The same loose associations were no doubt at work when the animal was called the Spanish Coney in a 1710 edition of The British Apollo: Containing Two Thousand Answers to Curious Questions in Arts and Sciences:

"A Guinea Pig... in Johnston's Natural History goes by the Name of a Spanish Coney."

Coney was the old name for rabbit so, instead of a pig from Guinea we have a rabbit from Spain.

The first use of the term 'guinea pig' to describe a person didn't have the current 'subject of an experiment' meaning, but was a name for inexperienced midshipmen on the sailing ships mentioned above, as recorded in The Adventures of a Kidnapped Orphan, 1747:

"He sent his nephew, at the age of fourteen, on a voyage as a Guinea-pig."

It wasn't until the 20th century that the expression was given its current meaning. This was first alluded to by George Bernard Shaw, in Quintessence of Ibsenism Now Completed, 1913:

"The... folly which sees in the child nothing more than the vivisector sees in a guinea pig: something to experiment on with a view to rearranging the world."

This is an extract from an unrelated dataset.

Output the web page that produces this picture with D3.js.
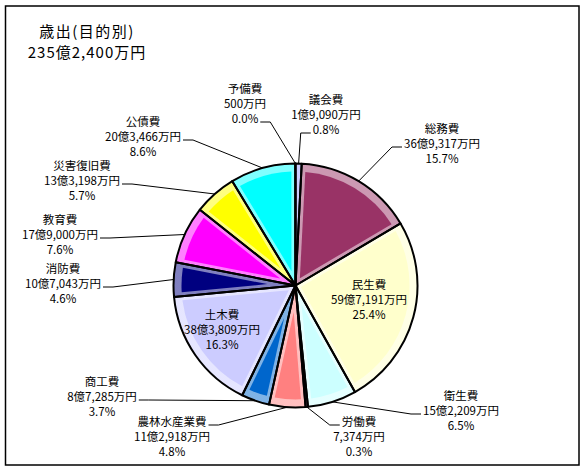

Shaw, who was a noted vegetarian and what would now be called an animal liberationist, was referring to the practice of using guinea pigs in scientific experiments. This had been going for some time by 1913. The celebrated French chemist Antoine Lavoisier used a guinea pig in an experiment on respiration in 1780.

Why guinea pigs were chosen as subjects of experimentation isn't entirely clear. They may not have cost the huge price of a guinea but, being imported from 'Guinea', they were more expensive than mice and rats, which have now largely, if doubtless reluctantly, taken their place.